また、中国では外国企業に対して「反外国企業キャンペーン」を張ることが日常的に行われているが、最近ではアップルがやり玉に挙げられた(3日の日経)。これは、iPhoneの製品保証に関して、米国や日本では不具合があれば販売店で新品と交換してくれるが、中国では部品交換だけであり、差別されている、というもの。iPhone 5の価格は中国では5288元と米国価格の約1.3倍と高い。これも批判された。これに対して、アップルのティム・クックCEOが謝罪声明を発表した。これまでもグーグルやフォルクスワーゲン、ヒューレット・パッカードなどがメディアによるキャンペーンで批判にさらされたことがある。

6日の日経は、アップルが電子書籍アプリ「経典書城」を削除すると発表したと報じている。著者がチベット問題の専門家であり、中国政府に遠慮した措置ではないかとみられている。

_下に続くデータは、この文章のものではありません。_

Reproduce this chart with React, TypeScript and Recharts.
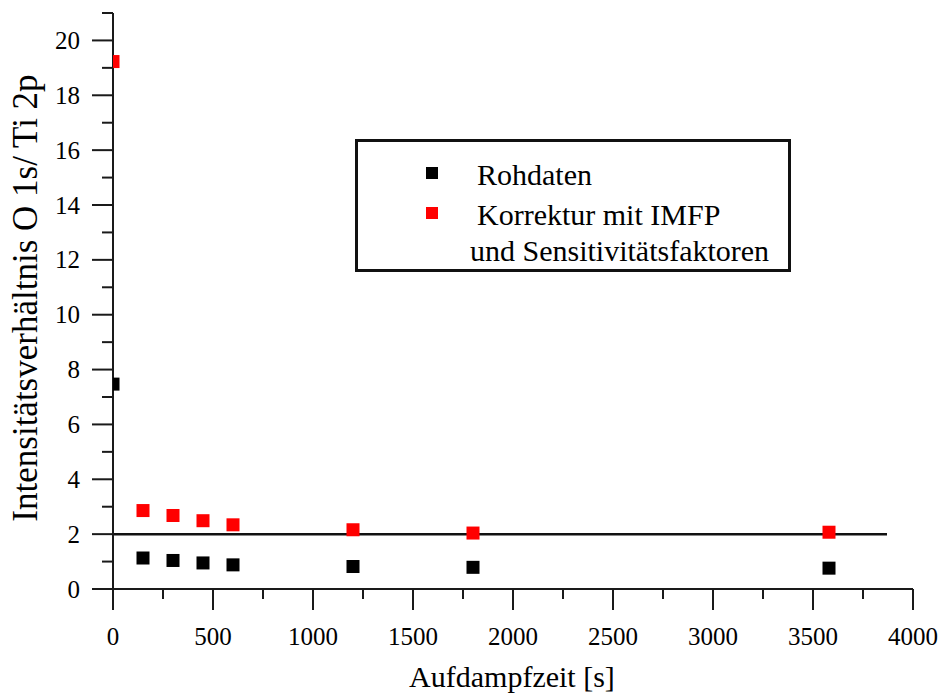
import React from 'react';
import { ScatterChart, Scatter, XAxis, YAxis, ReferenceLine, Legend } from 'recharts';

const times = [0, 150, 300, 450, 600, 1200, 1800, 3580];
const rohdaten = [7.47, 1.13, 1.04, 0.95, 0.88, 0.82, 0.79, 0.76];
const korrektur = [19.23, 2.86, 2.68, 2.49, 2.34, 2.16, 2.04, 2.07];
const seriesNames = ['Rohdaten', 'Korrektur mit IMFP\nund Sensitivitätsfaktoren'];

const xTicks = [0, 250, 500, 750, 1000, 1250, 1500, 1750, 2000, 2250, 2500, 2750, 3000, 3250, 3500, 3750, 4000];
const xLabels = [0, 500, 1000, 1500, 2000, 2500, 3000, 3500, 4000];
const yTicks = [0, 1, 2, 3, 4, 5, 6, 7, 8, 9, 10, 11, 12, 13, 14, 15, 16, 17, 18, 19, 20, 21];
const yLabels = [0, 2, 4, 6, 8, 10, 12, 14, 16, 18, 20];

const rohData = times.map((x, i) => ({ x, y: rohdaten[i] }));
const korrData = times.map((x, i) => ({ x, y: korrektur[i] }));

const FONT = "'Liberation Serif', 'DejaVu Serif', serif";
const AXIS = '#1a1a1a';
const txt = (size: number) => ({ fontFamily: FONT, fontSize: size });

const XTick = ({ x, y, payload }: any) => {
  const major = xLabels.includes(payload.value);
  return (
    <g>
      <line x1={x} y1={y} x2={x} y2={y + (major ? 21 : 10)} stroke={AXIS} strokeWidth={2} />
      {major && (
        <text x={x} y={y + 56} textAnchor="middle" style={txt(25)} fill="#000">
          {payload.value}
        </text>
      )}
    </g>
  );
};

const YTick = ({ x, y, payload }: any) => {
  const major = yLabels.includes(payload.value);
  return (
    <g>
      <line x1={x} y1={y} x2={x - (major ? 21 : 11)} y2={y} stroke={AXIS} strokeWidth={2} />
      {major && (
        <text x={x - 33} y={y + 8.5} textAnchor="end" style={txt(25)} fill="#000">
          {payload.value}
        </text>
      )}
    </g>
  );
};

const square = (color: string) => (props: any) => (
  <rect x={props.cx - 6.5} y={props.cy - 6.5} width={13} height={13} fill={color} />
);

const renderLegend = ({ payload }: any) => {
  const items = seriesNames
    .map((n) => (payload || []).find((p: any) => p.value === n))
    .filter(Boolean);
  return (
    <svg width={436} height={133} style={{ display: 'block' }}>
      <rect x={1.5} y={1.5} width={433} height={130} fill="#fff" stroke="#111" strokeWidth={3} />
      {items.map((entry: any, i: number) => {
        const lines = String(entry.value).split('\n');
        const base = 46 + i * 40;
        return (
          <g key={i}>
            <rect x={71} y={base - 18} width={12} height={12} fill={entry.color} />
            {lines.map((ln, j) => (
              <text key={j} x={j === 0 ? 122 : 115} y={base + j * 36} style={txt(30)} fill="#000">
                {ln}
              </text>
            ))}
          </g>
        );
      })}
    </svg>
  );
};

export default function App() {
  return (
    <div style={{ position: 'absolute', left: 0, top: 0, background: '#fff' }}>
      <ScatterChart width={946} height={693} margin={{ top: 13, right: 33, bottom: 0, left: 0 }}>
        <XAxis
          type="number"
          dataKey="x"
          domain={[0, 4000]}
          ticks={xTicks}
          interval={0}
          allowDataOverflow
          height={104}
          tickSize={0}
          tickMargin={0}
          tick={<XTick />}
          stroke={AXIS}
          strokeWidth={2}
          label={{
            content: () => (
              <text x={512} y={687} textAnchor="middle" style={txt(30)} fill="#000">
                Aufdampfzeit [s]
              </text>
            ),
          }}
        />
        <YAxis
          type="number"
          dataKey="y"
          domain={[0, 21]}
          ticks={yTicks}
          interval={0}
          width={113}
          tickSize={0}
          tickMargin={0}
          tick={<YTick />}
          stroke={AXIS}
          strokeWidth={2}
          label={{
            content: () => (
              <text
                x={37}
                y={298}
                transform="rotate(-90 37 298)"
                textAnchor="middle"
                style={txt(35)}
                fill="#000"
              >
                Intensitätsverhältnis O 1s/ Ti 2p
              </text>
            ),
          }}
        />
        <ReferenceLine
          segment={[{ x: 0, y: 2 }, { x: 3870, y: 2 }]}
          stroke="#111"
          strokeWidth={2.5}
        />
        <Scatter name={seriesNames[0]} data={rohData} fill="#000000" shape={square('#000000')} isAnimationActive={false} />
        <Scatter
          name={seriesNames[1]}
          data={korrData}
          fill="#ff0000"
          shape={square('#ff0000')}
          isAnimationActive={false}
        />
        <Legend
          layout="vertical"
          align="center"
          verticalAlign="middle"
          content={renderLegend}
          wrapperStyle={{ position: 'absolute', left: 355, top: 139, width: 436, height: 133 }}
        />
      </ScatterChart>
    </div>
  );
}
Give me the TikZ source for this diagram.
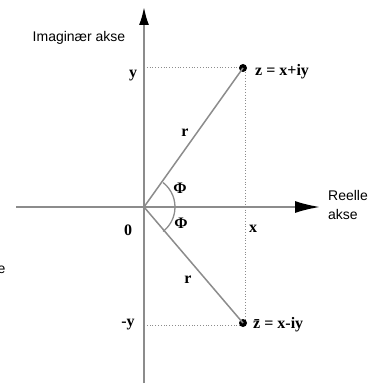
\documentclass[tikz,border=0pt]{standalone}
\usepackage{fontspec}
\setmainfont{Liberation Serif}
\newfontfamily\lsans{Liberation Sans}
\usetikzlibrary{arrows.meta}
\definecolor{axisgray}{RGB}{140,140,140}
\begin{document}
\begin{tikzpicture}[x=1pt,y=-1pt,
  lbl/.style={font=\fontsize{16}{16}\selectfont\bfseries, inner sep=0pt},
  sanslbl/.style={font=\lsans\fontsize{14}{19}\selectfont, inner sep=0pt},
  axis/.style={draw=axisgray, line width=2pt},
  rline/.style={draw=axisgray, line width=1.5pt},
  guide/.style={draw=axisgray, dotted, line width=0.8pt},
  anglearc/.style={draw=axisgray, line width=1.3pt},
  pt/.style={circle, fill=black, inner sep=0pt, minimum size=8pt}
]
\useasboundingbox (0,0) rectangle (374,385);
\fill[white] (0,0) rectangle (374,385);
% coordinates
\coordinate (O) at (144,207);
\coordinate (Ytop) at (144,7);
\coordinate (Ybot) at (144,383);
\coordinate (Xl) at (16,207);
\coordinate (Xr) at (320,207);
\coordinate (Gy) at (144,67);
\coordinate (Gz) at (245,67);
\coordinate (Gzb) at (245,325);
\coordinate (Gmy) at (144,325);
% guides
\draw[guide] (Gy) -- (Gz) -- (Gzb) -- (Gmy);
% axes
\draw[axis, -{Latex[length=18pt,width=10pt,color=black]}] (Ybot) -- (Ytop);
\draw[axis, -{Latex[length=25pt,width=12pt,color=black]}] (Xl) -- (Xr);
% points
\node[pt] (z) at (243,68) {};
\node[pt] (zb) at (243,323) {};
% radius lines
\draw[rline] (O) -- (z.center);
\draw[rline] (O) -- (zb.center);
% angle arc
\draw[anglearc] (O) ++(-52:31) arc[start angle=-52, end angle=52, radius=31];
% labels
\node[sanslbl] (ima) at (79,38) {Imaginær akse};
\node[lbl] (ylab) at (133,76) {y};
\node[lbl, anchor=west] (zlab) at (255,72) {z = x+iy};
\node[lbl] (r1) at (185,133) {r};
\node[lbl] (phi1) at (180,188) {Φ};
\node[lbl] (phi2) at (181,223) {Φ};
\node[lbl] (zero) at (128,230) {0};
\node[lbl] (xlab) at (253,229) {x};
\node[lbl] (r2) at (188,280) {r};
\node[lbl] (mylab) at (128,325) {-y};
\node[lbl, anchor=west] (zblab) at (253,325) {\={z} = x-iy};
\node[sanslbl, align=left, anchor=west] (reelle) at (328,205) {Reelle\\akse};
\node[sanslbl, anchor=east] (efrag) at (5.5,270) {e};
\end{tikzpicture}
\end{document}
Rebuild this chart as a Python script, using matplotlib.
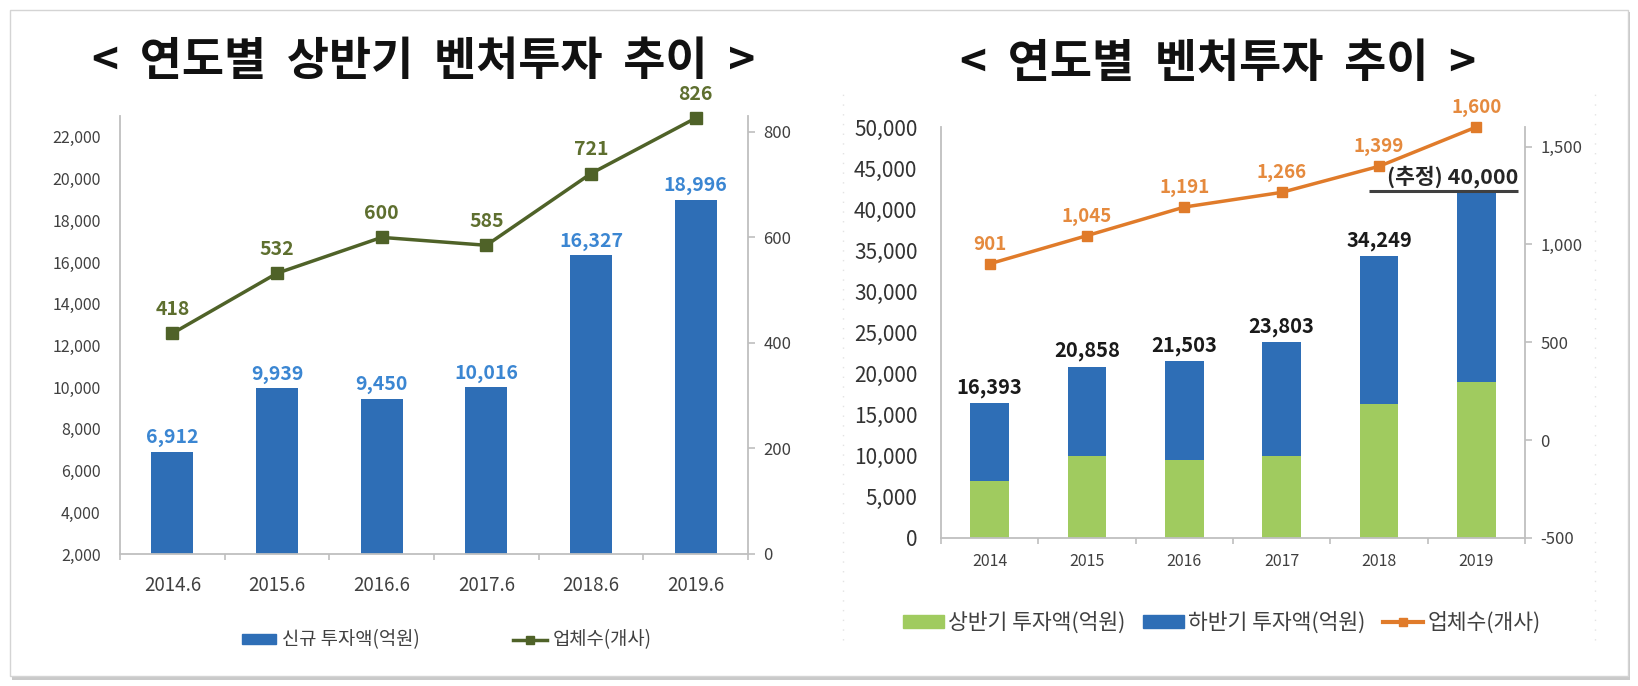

中国は政治的には統制されているが、経済的には開放策をとっており、複雑な要素が多い。先週のニュースでは他に、京セラがセラミックパッケージを設計する「中国デザインセンター」を上海に開設した、と日刊工業新聞が3日報じた。また、中国企業のTCLやZTEが高価格ブランド品のテレビやスマホを発売したと2日の日経産業が伝えた。従来の製品よりも3割高い液晶テレビや、現地では高価な4万5000円のスマホを売り出した。TCLの液晶テレビは厚さ12.5mmと薄く、LEDバックライトを利用する。ZTEのスマホは5インチの大型画面でクアッドコアCPUを使っているとしている。中国市場は低価格な製品だけではない。